Moreover, the latest round of slashing has reduced the sorts of taxes that by their very nature cannot, when cut, stimulate the level of consumption necessary to revive a sluggish economy. Eliminating estate taxes primarily benefited the richest 1 or 2 percent of Americans, who are subjected to inheritance levies by virtue of multi-million-dollar bequests. Reducing dividend taxes mostly benefited the top 8% in income (over $100,000 per annum) who collect nearly two-thirds of all dividends. And lowering capital-gains taxes mainly affected the wealthiest 1% of stockholders (fewer than one million investors), who claim approximately two-thirds of all capital gains. The latter group includes America's coddled corporate CEOs, holders of fully an eighth of all Wall Street securities. These people are not the much-celebrated mass of consumers who carried the US economy through its glory years.
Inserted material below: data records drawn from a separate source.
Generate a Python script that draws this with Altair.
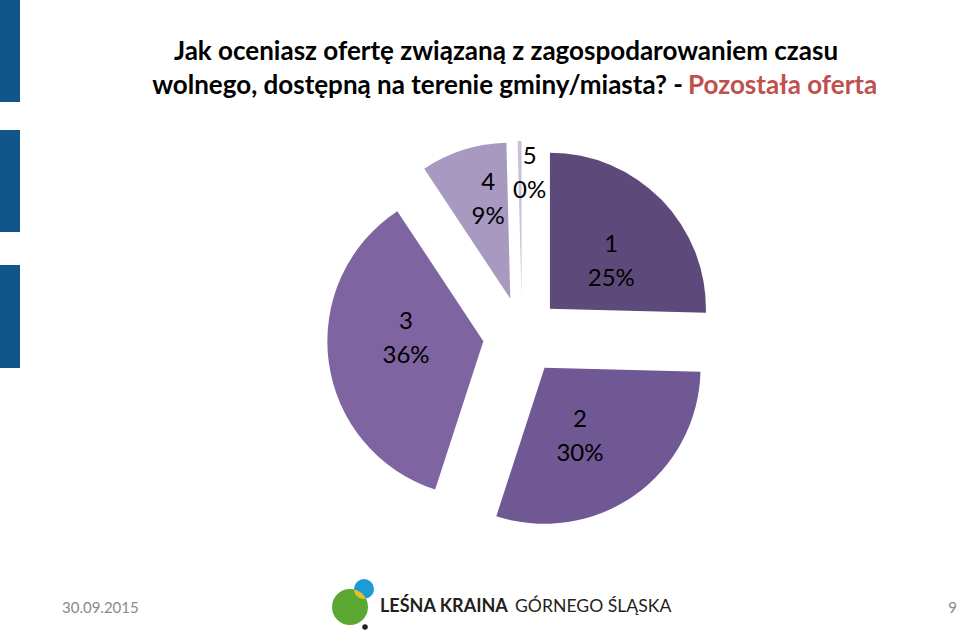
import altair as alt
import pandas as pd

# ---- data ----
categories = ["1", "2", "3", "4", "5"]
shares = [25.4, 29.6, 35.7, 8.9, 0.4]
slice_colors = ["#5d4a7b", "#705895", "#7e64a0", "#a899c0", "#c8c2d9"]

title_line1 = "Jak oceniasz ofertę związaną z zagospodarowaniem czasu"
title_line2a = "wolnego, dostępną na terenie gminy/miasta? - "
title_line2b = "Pozostała oferta"
footer_date = "30.09.2015"
page_no = "9"
logo_bold = "LEŚNA KRAINA"
logo_regular = "GÓRNEGO ŚLĄSKA"

pie_df = pd.DataFrame({"cat": categories, "share": shares})
one = pd.DataFrame({"k": [0]})

CX, CY, R, EXPLODE = 522, 336, 156, 39
LINE_H = 34
FONT = "Lato"

base = (
    alt.Chart(pie_df)
    .transform_joinaggregate(total="sum(share)")
    .transform_window(cum="sum(share)", sort=[alt.SortField("cat")])
    .transform_calculate(
        t2="2*PI*datum.cum/datum.total",
        t1="2*PI*(datum.cum-datum.share)/datum.total",
    )
    .transform_calculate(mid="(datum.t1+datum.t2)/2")
    .transform_calculate(
        cx=f"{CX}+{EXPLODE}*sin(datum.mid)",
        cy=f"{CY}-{EXPLODE}*cos(datum.mid)",
        lr="datum.share < 1 ? 162 : (datum.share < 15 ? 140 : 116)",
        la="datum.share < 15 ? datum.mid + 0.06 : datum.t1 + 0.55*(datum.t2 - datum.t1)",
        label="datum.cat + '\\n' + format(datum.share, '.0f') + '%'",
    )
    .transform_calculate(
        lx=f"{CX}+datum.lr*sin(datum.la)",
        ly=f"{CY}-datum.lr*cos(datum.la) - {LINE_H / 2}",
    )
)

arcs = base.mark_arc(outerRadius=R, stroke=None).encode(
    x=alt.X("cx:Q", scale=None, axis=None),
    y=alt.Y("cy:Q", scale=None, axis=None),
    theta=alt.Theta("t1:Q", scale=None),
    theta2="t2:Q",
    color=alt.Color("cat:N", scale=alt.Scale(domain=categories, range=slice_colors), legend=None),
)

labels = base.mark_text(
    font=FONT, fontSize=24, color="#000000", lineBreak="\n", lineHeight=LINE_H,
    align="center", baseline="middle",
).encode(
    x=alt.X("lx:Q", scale=None, axis=None),
    y=alt.Y("ly:Q", scale=None, axis=None),
    text="label:N",
)

def bar(y0, y1):
    return alt.Chart(one).mark_rect(color="#11568a").encode(
        x=alt.value(0), x2=alt.value(20), y=alt.value(y0), y2=alt.value(y1)
    )

bars = [bar(0, 102), bar(130, 232), bar(265, 368)]

def txt(text, x, y, size, color="#000000", weight="normal", align="center"):
    return alt.Chart(one).mark_text(
        text=text, font=FONT, fontSize=size, color=color, fontWeight=weight,
        align=align, baseline="middle",
    ).encode(x=alt.value(x), y=alt.value(y))

t1 = txt(title_line1, 506, 52, 26, weight="bold")
t2a = txt(title_line2a, 683, 86, 26, weight="bold", align="right")
t2b = txt(title_line2b, 688, 86, 26, color="#c0504d", weight="bold", align="left")

date_t = txt(footer_date, 62, 608, 15, color="#8a8a8a", align="left")
page_t = txt(page_no, 957, 608, 15, color="#8a8a8a", align="right")

logo_b = txt(logo_bold, 380, 607, 18, color="#231f20", weight="bold", align="left")
logo_r = txt(logo_regular, 515, 607, 17.6, color="#231f20", align="left")

def dot(x, y, size, color, shape="circle"):
    return alt.Chart(one).mark_point(
        filled=True, opacity=1, shape=shape, size=size, color=color, strokeWidth=0
    ).encode(x=alt.value(x), y=alt.value(y))

green = dot(350, 607, 1296, "#5aa832")
blue = dot(364, 589, 400, "#1e9ad6")
lens = dot(360, 594.1, 4, "#e9c31d",
           shape="M 6 4.67 A 18 18 0 0 0 -6 -4.67 A 10 10 0 0 0 6 4.67 Z")
blackdot = dot(365, 627, 30, "#231f20")

chart = alt.layer(
    *bars, t1, t2a, t2b, arcs, labels, date_t, page_t,
    green, blue, lens, blackdot, logo_b, logo_r,
).properties(
    width=960, height=634, padding=0,
    autosize=alt.AutoSizeParams(type="none"),
    background="white",
).configure_view(stroke=None)

chart.save("out.html", embed_options={"renderer": "svg", "actions": False})
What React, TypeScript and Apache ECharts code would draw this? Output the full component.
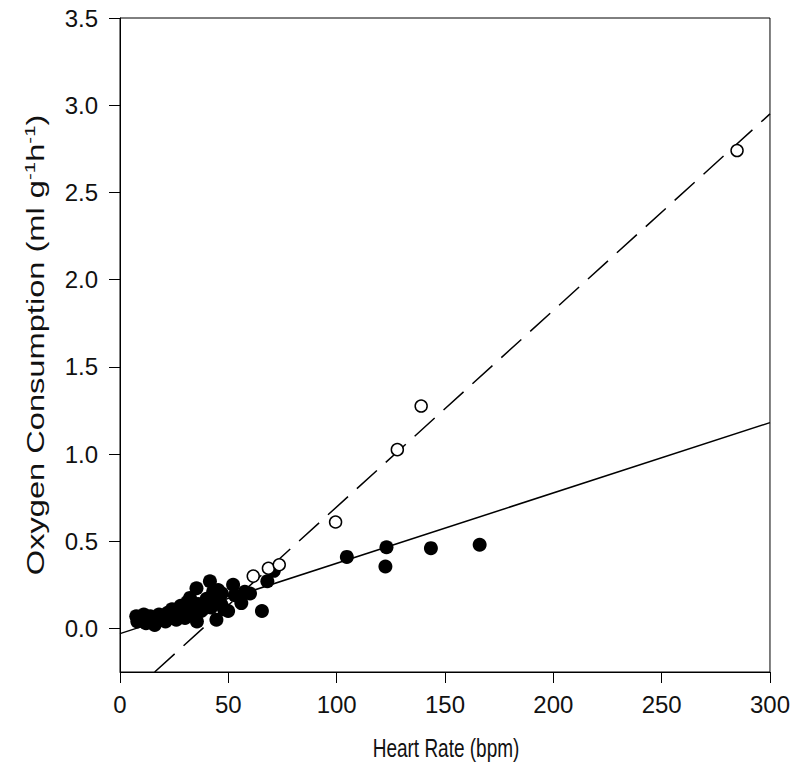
import React, { useEffect, useRef } from "react";
import * as echarts from "echarts";

// Filled circles: [heart rate (bpm), oxygen consumption]
const filledPoints: number[][] = [
  [7.5, 0.07], [8, 0.04], [10, 0.05], [11, 0.08], [12, 0.03], [13, 0.06], [14, 0.07],
  [15, 0.04], [16, 0.02], [17, 0.06], [18, 0.08], [19, 0.05], [20, 0.07], [21, 0.04],
  [22, 0.09], [23, 0.06], [24, 0.11], [25, 0.07], [26, 0.05], [27, 0.1], [28, 0.13],
  [29, 0.08], [30, 0.06], [31, 0.15], [32, 0.1], [32.3, 0.175], [33, 0.12], [34, 0.08],
  [35.3, 0.23], [35.5, 0.04], [36, 0.14], [37.5, 0.1], [39.2, 0.117], [40, 0.17],
  [41.5, 0.27], [42, 0.12], [43, 0.21], [44.5, 0.05], [45.3, 0.22], [45, 0.15],
  [46.8, 0.136], [47, 0.2], [48, 0.11], [49.9, 0.1], [52.2, 0.25], [53, 0.19],
  [56, 0.145], [57.6, 0.21], [60, 0.2], [65.5, 0.1], [68, 0.27], [71, 0.33],
  [104.7, 0.41], [123, 0.465], [122.5, 0.355], [143.5, 0.46], [166, 0.48],
];

// Open circles
const openPoints: number[][] = [
  [61.5, 0.3], [68.5, 0.345], [73.5, 0.365], [99.5, 0.61], [128, 1.025], [139, 1.275], [284.8, 2.74],
];

// Regression line end points
const solidFit: number[][] = [[0, -0.03], [300, 1.18]];
const dashedFit: number[][] = [[16, -0.25], [300, 2.95]];

const xTicks = [0, 50, 100, 150, 200, 250, 300];
const yTicks = [0, 0.5, 1.0, 1.5, 2.0, 2.5, 3.0, 3.5];

const xTitle = "Heart Rate (bpm)";
const yTitle = "Oxygen Consumption (ml g{sup|-1}h{sup|-1})";

export default function App() {
  const ref = useRef<HTMLDivElement>(null);
  useEffect(() => {
    document.body.style.margin = "0";
    const chart = echarts.init(ref.current!, null, { renderer: "svg" });
    const font = "'Liberation Sans', Arial, sans-serif";
    chart.setOption({
      animation: false,
      backgroundColor: "#fff",
      textStyle: { fontFamily: font },
      grid: {
        left: 120,
        right: 22,
        top: 18,
        bottom: 100,
        show: true,
        borderColor: "#000",
        borderWidth: 1,
      },
      graphic: [
        {
          type: "text",
          x: 36,
          y: 345,
          rotation: Math.PI / 2,
          scaleX: 1.36,
          style: {
            text: yTitle,
            fontSize: 24,
            fontFamily: font,
            fill: "#111",
            align: "center",
            verticalAlign: "middle",
            lineHeight: 28,
            rich: {
              sup: { fontSize: 15, verticalAlign: "top", lineHeight: 15, fontFamily: font, fill: "#111" },
            },
          },
        },
        {
          type: "text",
          x: 446,
          y: 748,
          scaleY: 1.36,
          style: {
            text: xTitle,
            fontSize: 19,
            fontFamily: font,
            fill: "#111",
            align: "center",
            verticalAlign: "middle",
          },
        },
      ],
      xAxis: {
        type: "value",
        min: 0,
        max: 300,
        interval: 50,
        axisLine: { show: true, onZero: false, lineStyle: { color: "#000", width: 1 } },
        axisTick: { show: true, length: 11, lineStyle: { color: "#000" }, customValues: xTicks },
        axisLabel: { fontSize: 24, color: "#111", margin: 20, fontFamily: font, customValues: xTicks },
        splitLine: { show: false },
      },
      yAxis: {
        type: "value",
        min: -0.25,
        max: 3.5,
        axisLine: { show: true, onZero: false, lineStyle: { color: "#000", width: 1 } },
        axisTick: { show: true, length: 11, lineStyle: { color: "#000" }, customValues: yTicks },
        axisLabel: {
          fontSize: 24,
          color: "#111",
          margin: 22,
          fontFamily: font,
          customValues: yTicks,
          formatter: (v: number) => v.toFixed(1),
        },
        splitLine: { show: false },
      },
      series: [
        {
          type: "line",
          data: solidFit,
          symbol: "none",
          lineStyle: { color: "#000", width: 1.5 },
          z: 2,
        },
        {
          type: "line",
          data: dashedFit,
          symbol: "none",
          lineStyle: { color: "#000", width: 1.5, type: [27, 12] },
          z: 2,
        },
        {
          type: "scatter",
          data: filledPoints,
          symbol: "circle",
          symbolSize: 14,
          itemStyle: { color: "#000", opacity: 1 },
          z: 3,
        },
        {
          type: "scatter",
          data: openPoints,
          symbol: "circle",
          symbolSize: 12,
          itemStyle: { color: "#fff", borderColor: "#000", borderWidth: 1.5, opacity: 1 },
          z: 4,
        },
      ],
    });
    return () => chart.dispose();
  }, []);
  return <div ref={ref} style={{ width: 793, height: 772 }} />;
}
Regardless, that's almost a secondary consideration to the Bush White House and its supporters. To them, tax cuts slanted toward high-end incomes have two other purposes: One is to deprive the federal treasury of billions in revenue and thereby undermine the purportedly wasteful public programs (Social Security and Medicare, in particular) they dislike -- or, as rightwing activist Grover Norquist pungently puts it, to shrink the hated government in Washington to the point where it can be "drowned in the bathtub"; the other purpose is to redistribute income upward to members of the so-called investor class, whom the Bushites view as the most valued and deserving of our citizens, the ones who will presumably use their added riches productively and who, in any case, have earned a just reward simply by virtue of social position. (For all you might conceivably do, this Bud's for you.) Viewed in that light, the tax cuts are less an economic measure than a weapon in the GOP's declared political war against the Democratic left and its undeclared class war against the working poor and middle-income Americans.

It is painfully obvious that the Greenspan-Bush road to economic recovery has led to a dead end. The Federal Reserve, for its part, is out of ammunition; interest rates are already so low they can't be cut any further. Similarly, the Bush administration, committed to making annual tax cuts a feature of the current Republican regime, can no longer peddle that fool's gold; there's no more surplus to give away. In the end, the sole accomplishment of recent conservative economic policy has been to create the conditions for a fiscal perfect storm, as record budget deficits meet the jobless recovery and the costs of policing the world vie with health-care and retirement needs for scarce federal dollars. Hang on tight.

Wayne O'Leary is a writer in Orono, Maine.